Bir Vicdan, Bir Kalem, Bir Direniş

Bu ülke, zaman zaman bazı insanlarla nefes alır. Onlar kalabalığın içinden sıyrılmaz; kalabalığı oldukları yerde durdurup düşündürürler. Sırrı Süreyya Önder, o insanlardandı. Hayatını adadığı fikirlerle, kurduğu cümlelerle, kısacık ama derin bakışlarıyla bu memleketin en zor meselelerine hem cesaret hem de incelikle bakan bir isimdi. Şimdi o sessizliğe gömüldü ama bıraktığı iz kolay kolay silinmeyecek. 
 

Sırrı Süreyya’yı sadece bir siyasetçi olarak tanımlamak onu eksiltmek olur.
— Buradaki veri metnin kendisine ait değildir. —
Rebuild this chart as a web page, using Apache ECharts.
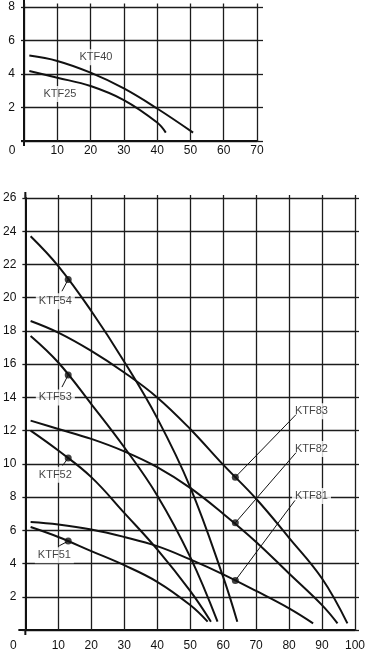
<!DOCTYPE html>
<html><head><meta charset="utf-8">
<script src="https://cdn.jsdelivr.net/npm/echarts@6/dist/echarts.min.js"></script>
<style>html,body{margin:0;padding:0;background:#fff}#c{width:368px;height:652px}</style>
</head><body><div id="c"></div>
<script>
// ---------- data: top chart ----------
const topXTicks = [0, 10, 20, 30, 40, 50, 60, 70];
const topYTicks = [0, 2, 4, 6, 8];
const ktf40 = [[1.6,5.1],[10,4.78],[20,4.08],[30,3.14],[40,1.94],[50.8,0.5]];
const ktf25 = [[1.6,4.18],[10,3.78],[20,3.28],[30,2.44],[40,1.1],[42.6,0.5]];

// ---------- data: bottom chart ----------
const botXTicks = [0, 10, 20, 30, 40, 50, 60, 70, 80, 90, 100];
const botYTicks = [0, 2, 4, 6, 8, 10, 12, 14, 16, 18, 20, 22, 24, 26];
const ktf54 = [[1.6,23.7],[10,21.9],[20,19.2],[30,16.15],[40,12.75],[50,8.6],[60,3.2],[64.3,0.5]];
const ktf53 = [[1.6,17.7],[10,16.1],[20,13.6],[30,11.0],[40,8.1],[50,4.4],[58.3,0.5]];
const ktf52 = [[1.6,12.0],[10,10.8],[20,9.2],[30,7.05],[40,4.85],[50,2.35],[56.3,0.5]];
const ktf51 = [[1.6,6.2],[10,5.6],[20,4.75],[30,3.9],[40,2.9],[50,1.5],[55.3,0.5]];
const ktf83 = [[1.6,18.6],[10,17.9],[20,16.8],[30,15.5],[40,14.0],[50,12.1],[60,9.95],[70,7.9],[80,5.55],[90,3.1],[97.7,0.4]];
const ktf82 = [[1.6,12.6],[10,12.1],[20,11.5],[30,10.75],[40,9.8],[50,8.55],[60,7.0],[70,5.3],[80,3.4],[90,1.5],[94.7,0.4]];
const ktf81 = [[1.6,6.5],[10,6.35],[20,6.05],[30,5.6],[40,5.05],[50,4.25],[60,3.35],[70,2.35],[80,1.3],[87.3,0.4]];
const dotPoints = [[13,5.35],[13,10.35],[13,15.35],[13,21.1],[63.7,2.98],[63.7,6.45],[63.7,9.2]];
const botNames = ['KTF51','KTF52','KTF53','KTF54','KTF81','KTF82','KTF83'];
const topNames = ['KTF40','KTF25'];

// ---------- annotation placement (text positions, in data units) ----------
const topLabelAt = [[21.6,5.0],[10.8,2.8]];
const botLabelAt = [[8.8,4.5],[9.1,9.35],[9.1,14.0],[9.1,19.79],[86.8,8.07],[86.8,10.9],[86.8,13.16]];
const leaderEnd  = [[10.3,5.07],[11.3,9.9],[11.1,14.62],[11.1,20.39],[81.8,7.8],[82.1,10.67],[82.1,12.96]];

const FONT = 'Liberation Sans, Arial, sans-serif';
const INK = '#111';
const GRIDC = '#1c1c1c';

function mainX(gi, max, margin) {
  return {
    type: 'value', gridIndex: gi, min: 0, max: max, interval: 10, position: 'bottom',
    axisLine: { show: true, onZero: false, lineStyle: { color: INK, width: 2 } },
    axisTick: { show: true, inside: true, length: 1, lineStyle: { color: GRIDC, width: 1.3 } },
    splitLine: { show: true, lineStyle: { color: GRIDC, width: 1.3 } },
    axisLabel: {
      margin: margin, fontSize: 12, fontFamily: FONT, color: INK,
      formatter: v => v === 0 ? '{o|0}' : String(v),
      rich: { o: { padding: [0, 24, 0, 0], fontSize: 12, fontFamily: FONT, color: INK } }
    }
  };
}
function topX(gi, max, len) {
  return {
    type: 'value', gridIndex: gi, min: 0, max: max, interval: 10, position: 'top',
    axisLine: { show: false, onZero: false },
    axisTick: { show: true, inside: false, length: len, lineStyle: { color: GRIDC, width: 1.3 } },
    axisLabel: { show: false }, splitLine: { show: false }
  };
}
function mainY(gi, max) {
  return {
    type: 'value', gridIndex: gi, min: 0, max: max, interval: 2, position: 'left',
    axisLine: { show: true, onZero: false, lineStyle: { color: INK, width: 2 } },
    axisTick: { show: true, inside: false, length: 3, lineStyle: { color: GRIDC, width: 1.3 } },
    splitLine: { show: true, lineStyle: { color: GRIDC, width: 1.3 } },
    axisLabel: { margin: 9, fontSize: 12, fontFamily: FONT, color: INK, formatter: v => v === 0 ? '' : String(v) }
  };
}
function rightY(gi, max, len) {
  return {
    type: 'value', gridIndex: gi, min: 0, max: max, interval: 2, position: 'right',
    axisLine: { show: false, onZero: false },
    axisTick: { show: true, inside: false, length: len, lineStyle: { color: GRIDC, width: 1.3 } },
    axisLabel: { show: false }, splitLine: { show: false }
  };
}

const xAxis = [ mainX(0, 70, 4), topX(0, 70, 3.5), mainX(1, 100, 10), topX(1, 100, 3) ];
const yAxis = [ mainY(0, 8), rightY(0, 8, 6), mainY(1, 26), rightY(1, 26, 4) ];
const TX = 0, TY = 0, BX = 2, BY = 2;

function curve(data, xi, yi) {
  return { type: 'line', xAxisIndex: xi, yAxisIndex: yi, data: data, smooth: 0.4,
    showSymbol: false, symbol: 'none', lineStyle: { color: INK, width: 2 }, z: 2, silent: true };
}
function labelStyle() {
  return { show: true, position: 'inside', formatter: p => p.name, color: INK, fontSize: 11,
    fontFamily: FONT, backgroundColor: '#fff', padding: [3, 3, 2, 3] };
}

const series = [];
series.push(curve(ktf40, TX, TY));
series.push(curve(ktf25, TX, TY));
series.push({ type: 'scatter', xAxisIndex: TX, yAxisIndex: TY, symbolSize: 1, itemStyle: { color: 'rgba(0,0,0,0)' },
  data: topNames.map((n, i) => ({ name: n, value: topLabelAt[i] })), label: labelStyle(), z: 3, silent: true });
[ktf51, ktf52, ktf53, ktf54, ktf81, ktf82, ktf83].forEach(d => series.push(curve(d, BX, BY)));
series.push({ type: 'scatter', xAxisIndex: BX, yAxisIndex: BY, symbolSize: 1, itemStyle: { color: 'rgba(0,0,0,0)' },
  data: botNames.map((n, i) => ({ name: n, value: botLabelAt[i] })), label: labelStyle(), z: 3, silent: true });
dotPoints.forEach((p, i) => series.push({ type: 'line', xAxisIndex: BX, yAxisIndex: BY, data: [p, leaderEnd[i]],
  symbol: 'none', showSymbol: false, lineStyle: { color: INK, width: 1 }, z: 4, silent: true }));
series.push({ type: 'scatter', xAxisIndex: BX, yAxisIndex: BY, data: dotPoints, symbol: 'circle', symbolSize: 7,
  itemStyle: { color: INK }, z: 5, silent: true });

const chart = echarts.init(document.getElementById('c'), null, { renderer: 'canvas' });
chart.setOption({
  animation: false,
  backgroundColor: '#fff',
  grid: [
    { left: 24, top: 7, width: 233, height: 134 },
    { left: 24, top: 198, width: 333.3, height: 434 }
  ],
  xAxis: xAxis,
  yAxis: yAxis,
  series: series
});

// small overshoot of the axis lines beyond the plot corners (as in the printed chart)
function overshoot(gi, ymax, up, down, left) {
  const f = { xAxisIndex: gi === 0 ? TX : BX, yAxisIndex: gi === 0 ? TY : BY };
  const o = chart.convertToPixel(f, [0, 0]);
  const t = chart.convertToPixel(f, [0, ymax]);
  const st = { stroke: INK, lineWidth: 2 };
  return [
    { type: 'line', shape: { x1: t[0], y1: t[1] - up, x2: t[0], y2: t[1] }, style: st, silent: true },
    { type: 'line', shape: { x1: o[0], y1: o[1], x2: o[0], y2: o[1] + down }, style: st, silent: true },
    { type: 'line', shape: { x1: o[0] - left, y1: o[1], x2: o[0], y2: o[1] }, style: st, silent: true }
  ];
}
chart.setOption({ graphic: overshoot(0, 8, 7, 5, 3).concat(overshoot(1, 26, 6, 5, 7)) });
</script></body></html>
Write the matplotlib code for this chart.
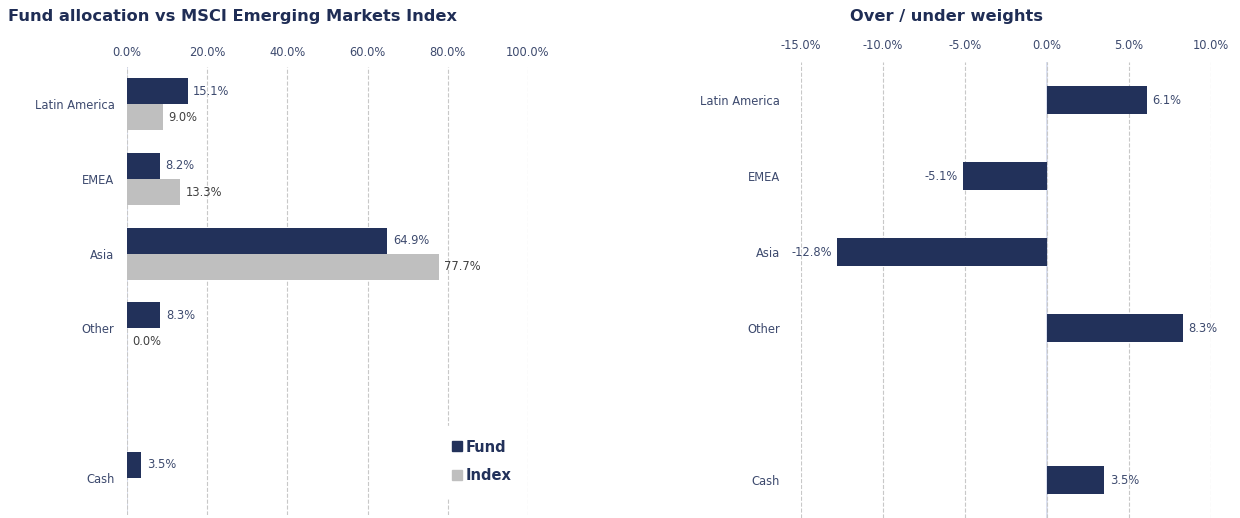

O, aynı zamanda bir sinemacı, bir yazar, bir şairdi. Yani sözün ve görüntünün gücüne inanan bir adamdı. “Beynelmilel” gibi hafızalara kazınan bir filmle hafif bir tebessümle birlikte ağır bir gerçekliği anlatmayı başarmıştı. Onun anlatısında mizah, gerçeğin sesi gibiydi; acıyı hafifletmeden ama insanı da kırmadan konuşurdu. Meclis kürsüsünde bir sandalye gibi durmadı; bir vicdan gibi durdu. Kimi zaman sert, kimi zaman alaycı, ama her zaman sahici bir dille konuştu. Kürt meselesine dair verdiği mücadele, barış sürecindeki rolü, bedel ödemekten korkmayan duruşu onu bir politik figürden öteye taşıdı. Cesur bir entelektüeldi. Kalemini sadece yazmak için değil, susanları uyandırmak için kullandı. Onu dinlerken çoğu zaman hem güldük hem de içimiz sızladı. Çünkü o, mizahı bir silah gibi değil, bir mercek gibi kullanırdı. Gerçekleri büyütmeden ama gizlemeden gösterirdi. Zaten bu yüzden çoğu kişi onu sevdi; çünkü o kimseyi kandırmadı. Halkın diliyle konuştu, halk için konuştu. 
 

Sırrı Süreyya Önder artık aramızda değil. Ancak geride bıraktığı mücadele, haykırdığı hakikat ve insanlık için sarf ettiği çaba unutulmayacaktır. Bu topraklarda adalet, barış ve kardeşlik isteyen herkes, bir gün onun gösterdiği istikameti yeniden hatırlayacaktır. Cenab-ı Hak’tan rahmet, yakınlarına sabır dilerim. Mekânı cennet olsun. Geride bıraktığı söz, bir hayır duası gibi dillerde yaşamaya devam etsin.